The Busch brothers lined up side-by-side on the final restart, but Kurt Busch had nothing to slow Kyle Busch’s steamrolling of the competition this year. They’d inherited the lead as the first in line not to pit for tires during the 11th caution, and it set up a final shootout between Bristol’s two winningest active drivers.
“He gave it one hell of a fight,” Kyle Busch said. “Busch and Bristol, sounds familiar.”
Kurt Busch is a six-time winner at the .533-mile high-banked oval and lamented the loss over the P.A. system. When he said he would have wrecked Kyle Busch, the crowd roared and affirmed Kurt Busch’s frustration with the final results. He’s emerged as the top driver in the winless Chevrolet camp with seven finishes of 12th or higher in his debut with Chip Ganassi Racing.

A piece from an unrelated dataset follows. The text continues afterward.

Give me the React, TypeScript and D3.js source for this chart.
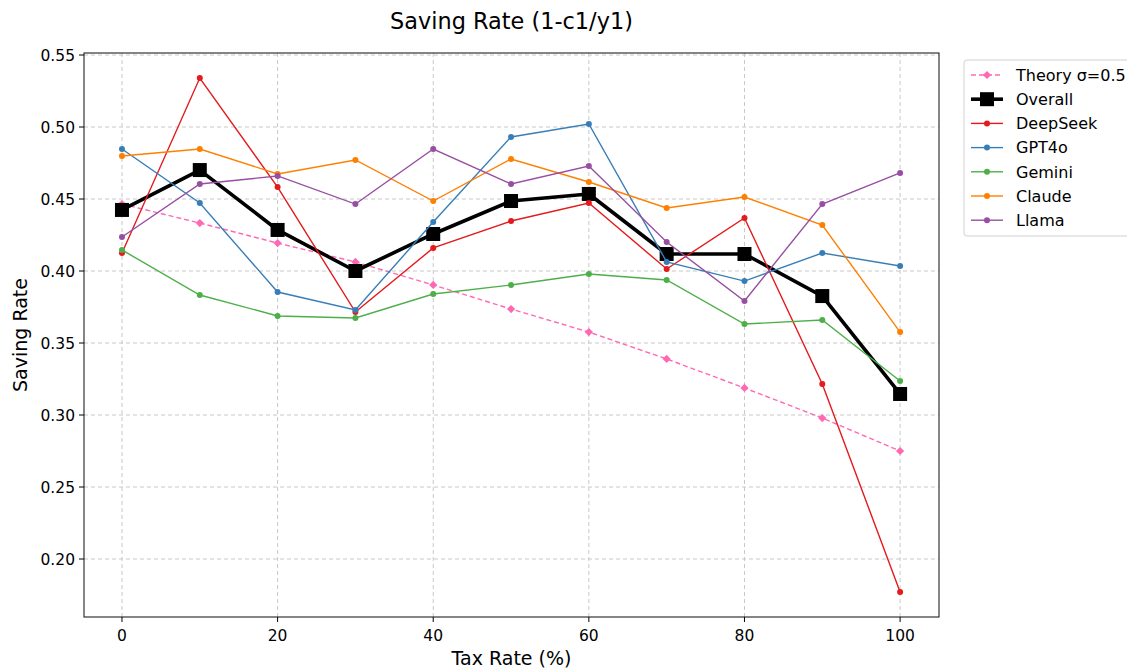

“That one is tough. I really wanted to beat him. I was going to wreck him,” Kurt Busch said. “Figure he could give a little love to his brother. I wanted that one bad. Feel like him right now — I’m all mad because I didn’t win.”
The wins go to Kyle Busch, seemingly all the time this season, in anything he drives. Along with teammate Denny Hamlin, they’ve given Joe Gibbs Racing five wins through the first eight races. If a Gibbs car doesn’t win, then a Ford from Team Penske has, and that organization has the other three Cup victories this year.
The win was probably going to go to either Penske driver Brad Keselowski or Joey Logano until a late caution forced teams to choose. They could go in for tires or stay on track and try to maintain their position for the final 13 laps. The leaders — Logano and Keselowski — went to pit road, while Busch and his big brother moved to the front of the field.
“It was a no brainer for us,” said crew chief Adam Stevens. “We were just going to take our chances. I didn’t think we would inherit the lead. That made it a little bit easier on us.”
The pit strategy set up the storybook final ending to a weekend spent honoring Hall of Famer Darrell Waltrip, the all-time winningest driver at Bristol with 12 victories. He used this venue to announce he’ll retire as Fox Sports’ lead analyst after 19 seasons, and his success at making the concrete jungle his playground was celebrated as Waltrip waved the green flag to start the race. Waltrip also was wired by the network to give his trademark “Boogity! Boogity! Boogity! Let’s go racing, boys!” call from the flagstand.
But Waltrip, an unapologetic Kyle Busch fanatic, barely had time to catch his breath before an accident on the second lap brought action to a halt. Caught up in the commotion? Kyle Busch, who had a damaged Toyota that sent him to pit road for repairs.
Team owner Joe Gibbs saw Busch spinning and thought, “Oh, my gosh, our day is going to end early.”
“I think with Adam and Kyle, they have a way of fighting through adversity,” Gibbs said. “Adam told Kyle right off the bat ‘Hey, the car is not really hurt.’ I think it probably took something away from the car, but they just did a great job fighting all day.”
Because what was once Waltrip’s domain now belongs to Kyle Busch, and not much can stop him these days, especially at Bristol.
So it was fitting, then, that he found himself out front in an entertaining, old-fashioned Bristol barnburner. The race had 11 cautions, 21 lead changes and the 47 green-flag passes for the lead were the most since NASCAR began tracking that statistic in 2005.
The race also had a very familiar face in victory lane.
Kyle Busch and his brother have combined to win the last four Cup races at Bristol, and Kyle Busch has 22 total wins at the track. But success is measured in the Cup Series, and Kyle Busch has trophies to collect to catch Waltrip.
“It ain’t 12, that’s for sure. So I got more to go. We’re getting there,” Kyle Busch said.
HARVICK PENALIZED
Kevin Harvick’s car failed inspection three times before the start of the race to draw race-crippling penalties. NASCAR ejected his engineer from the event, forced Harvick to give up his 13th-place starting spot and drop to the back of the field and serve a pass-thru penalty at the start. It was certain to drop him several laps behind the leader immediately, but a caution on the second lap of the race as Harvick was on pit road mitigated the damage.
Harvick had a myriad of issues during the race and at one point dropped four laps behind the leader, but he had scrambled to the lead lap for the final restart and managed to finish 13th — exactly where he would have started if his car had not failed inspection.
ALMIROLA OUT
Aric Almirola’s race lasted just two laps before William Byron wiggled into him and sent Almirola’s car into the wall. The damage ensured him a last-place finish after starting sixth.
Almirola chalked the incident up to second-year Cup driver Byron’s inexperience and potential “panic” when cars began to pass him at the start of the race. Byron started second on the front row.
“He spun his tires on the start … and he just lost it,” Almirola said. “He got loose underneath me, lost it and ran right into the side of us and wrecked us. Part of that comes with experience, I guess.”
UP NEXT
Another short track, Saturday night at Richmond Raceway. Kyle Busch won last year in a streak of three consecutive Cup victories.